### GOAL
The data below should be printed in full, exactly, and without any of its images.

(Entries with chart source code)
————————
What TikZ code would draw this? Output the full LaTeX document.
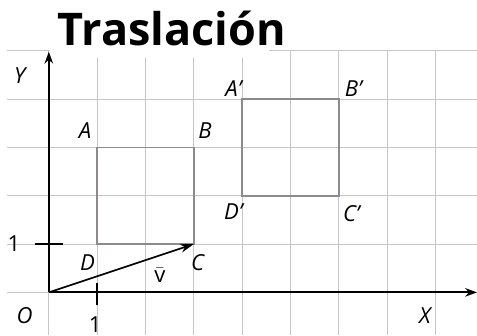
\documentclass[tikz,border=0pt]{standalone}
\usepackage{fontspec}
\setsansfont{Open Sans}
\usepackage{tikz}
\usetikzlibrary{arrows.meta, positioning, calc}
\definecolor{cuadro}{HTML}{8E8893}

\begin{document}
\begin{tikzpicture}[
        gridline/.style={gray!45, line width=0.4pt},
        axis/.style={black, line width=1.1pt, -{Stealth[length=7pt, width=5pt]}},
        lbl/.style={font=\sffamily\itshape\fontsize{13}{15}\selectfont, inner sep=0pt},
        num/.style={font=\sffamily\fontsize{13}{15}\selectfont, inner sep=0pt},
        cuadrado/.style={cuadro, line width=1pt}
    ]
        \useasboundingbox (-1.01,-0.89) rectangle (8.86,6.05);

        % Cuadricula
        \draw[gridline] (-0.87,-0.89) grid (8.86,5);
        \fill[white] (0.02,4.86) rectangle (4.55,6.05);

        % Titulo
        \node[font=\sffamily\bfseries\fontsize{26.5}{30}\selectfont, anchor=base west, inner sep=0pt] (titulo) at (0.18, 5.1) {Traslación};

        % Ejes
        \coordinate (O) at (0,0);
        \coordinate (ejeX) at (8.86,0);
        \coordinate (ejeY) at (0,4.98);
        \draw[axis] (O) -- (ejeX);
        \draw[axis] (O) -- (ejeY);
        \draw[line width=0.8pt] (-0.29,1) -- (0.29,1);
        \draw[line width=0.8pt] (1,0.2) -- (1,-0.26);

        \node[lbl] (lY) at (-0.6, 4.49) {Y};
        \node[lbl] (lX) at (7.78, -0.48) {X};
        \node[lbl] (lO) at (-0.5, -0.48) {O};
        \node[num] (unoY) at (-0.72, 1.01) {1};
        \node[num] (unoX) at (0.96, -0.66) {1};

        % Cuadrado ABCD
        \coordinate (A) at (1,3);
        \coordinate (B) at (3,3);
        \coordinate (C) at (3,1);
        \coordinate (D) at (1,1);
        \draw[cuadrado] (A) -- (B) -- (C) -- (D) -- cycle;
        \node[lbl] (lA) at (0.75, 3.35) {A};
        \node[lbl] (lB) at (3.23, 3.35) {B};
        \node[lbl] (lC) at (3.08, 0.62) {C};
        \node[lbl] (lD) at (0.8, 0.62) {D};

        % Cuadrado trasladado A'B'C'D'
        \coordinate (A2) at (4,4);
        \coordinate (B2) at (6,4);
        \coordinate (C2) at (6,2);
        \coordinate (D2) at (4,2);
        \draw[cuadrado] (A2) -- (B2) -- (C2) -- (D2) -- cycle;
        \node[lbl] (lA2) at (3.82, 4.22) {A'};
        \node[lbl] (lB2) at (6.3, 4.22) {B'};
        \node[lbl] (lC2) at (6.26, 1.64) {C'};
        \node[lbl] (lD2) at (3.82, 1.68) {D'};

        % Vector de traslacion
        \draw[black, line width=1pt, -{Stealth[length=8pt, width=5pt]}] (O) -- (C);
        \node[num] (lv) at (2.3, 0.35) {$\bar{\mbox{v}}$};
    \end{tikzpicture}
\end{document}
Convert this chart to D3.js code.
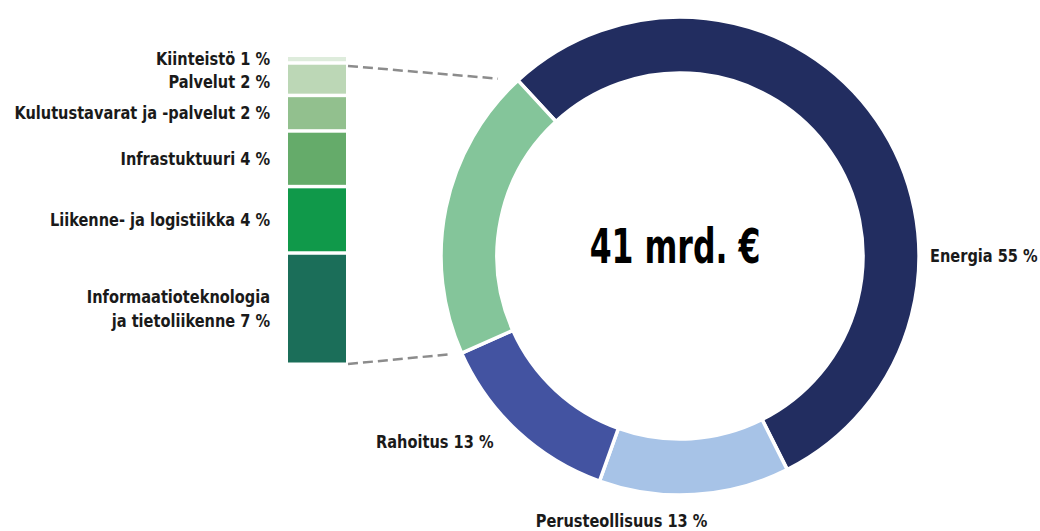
————————
### THE ANSWER
What TikZ code would draw this? Output the full LaTeX document.
\documentclass[tikz,border=0pt]{standalone}
\usepackage{fontspec}
\setsansfont{Open Sans}
\usepackage{tikz}
\usetikzlibrary{arrows.meta, positioning, calc}
\definecolor{cuadro}{HTML}{8E8893}

\begin{document}
\begin{tikzpicture}[
        gridline/.style={gray!45, line width=0.4pt},
        axis/.style={black, line width=1.1pt, -{Stealth[length=7pt, width=5pt]}},
        lbl/.style={font=\sffamily\itshape\fontsize{13}{15}\selectfont, inner sep=0pt},
        num/.style={font=\sffamily\fontsize{13}{15}\selectfont, inner sep=0pt},
        cuadrado/.style={cuadro, line width=1pt}
    ]
        \useasboundingbox (-1.01,-0.89) rectangle (8.86,6.05);

        % Cuadricula
        \draw[gridline] (-0.87,-0.89) grid (8.86,5);
        \fill[white] (0.02,4.86) rectangle (4.55,6.05);

        % Titulo
        \node[font=\sffamily\bfseries\fontsize{26.5}{30}\selectfont, anchor=base west, inner sep=0pt] (titulo) at (0.18, 5.1) {Traslación};

        % Ejes
        \coordinate (O) at (0,0);
        \coordinate (ejeX) at (8.86,0);
        \coordinate (ejeY) at (0,4.98);
        \draw[axis] (O) -- (ejeX);
        \draw[axis] (O) -- (ejeY);
        \draw[line width=0.8pt] (-0.29,1) -- (0.29,1);
        \draw[line width=0.8pt] (1,0.2) -- (1,-0.26);

        \node[lbl] (lY) at (-0.6, 4.49) {Y};
        \node[lbl] (lX) at (7.78, -0.48) {X};
        \node[lbl] (lO) at (-0.5, -0.48) {O};
        \node[num] (unoY) at (-0.72, 1.01) {1};
        \node[num] (unoX) at (0.96, -0.66) {1};

        % Cuadrado ABCD
        \coordinate (A) at (1,3);
        \coordinate (B) at (3,3);
        \coordinate (C) at (3,1);
        \coordinate (D) at (1,1);
        \draw[cuadrado] (A) -- (B) -- (C) -- (D) -- cycle;
        \node[lbl] (lA) at (0.75, 3.35) {A};
        \node[lbl] (lB) at (3.23, 3.35) {B};
        \node[lbl] (lC) at (3.08, 0.62) {C};
        \node[lbl] (lD) at (0.8, 0.62) {D};

        % Cuadrado trasladado A'B'C'D'
        \coordinate (A2) at (4,4);
        \coordinate (B2) at (6,4);
        \coordinate (C2) at (6,2);
        \coordinate (D2) at (4,2);
        \draw[cuadrado] (A2) -- (B2) -- (C2) -- (D2) -- cycle;
        \node[lbl] (lA2) at (3.82, 4.22) {A'};
        \node[lbl] (lB2) at (6.3, 4.22) {B'};
        \node[lbl] (lC2) at (6.26, 1.64) {C'};
        \node[lbl] (lD2) at (3.82, 1.68) {D'};

        % Vector de traslacion
        \draw[black, line width=1pt, -{Stealth[length=8pt, width=5pt]}] (O) -- (C);
        \node[num] (lv) at (2.3, 0.35) {$\bar{\mbox{v}}$};
    \end{tikzpicture}
\end{document}
Convert this chart to D3.js code.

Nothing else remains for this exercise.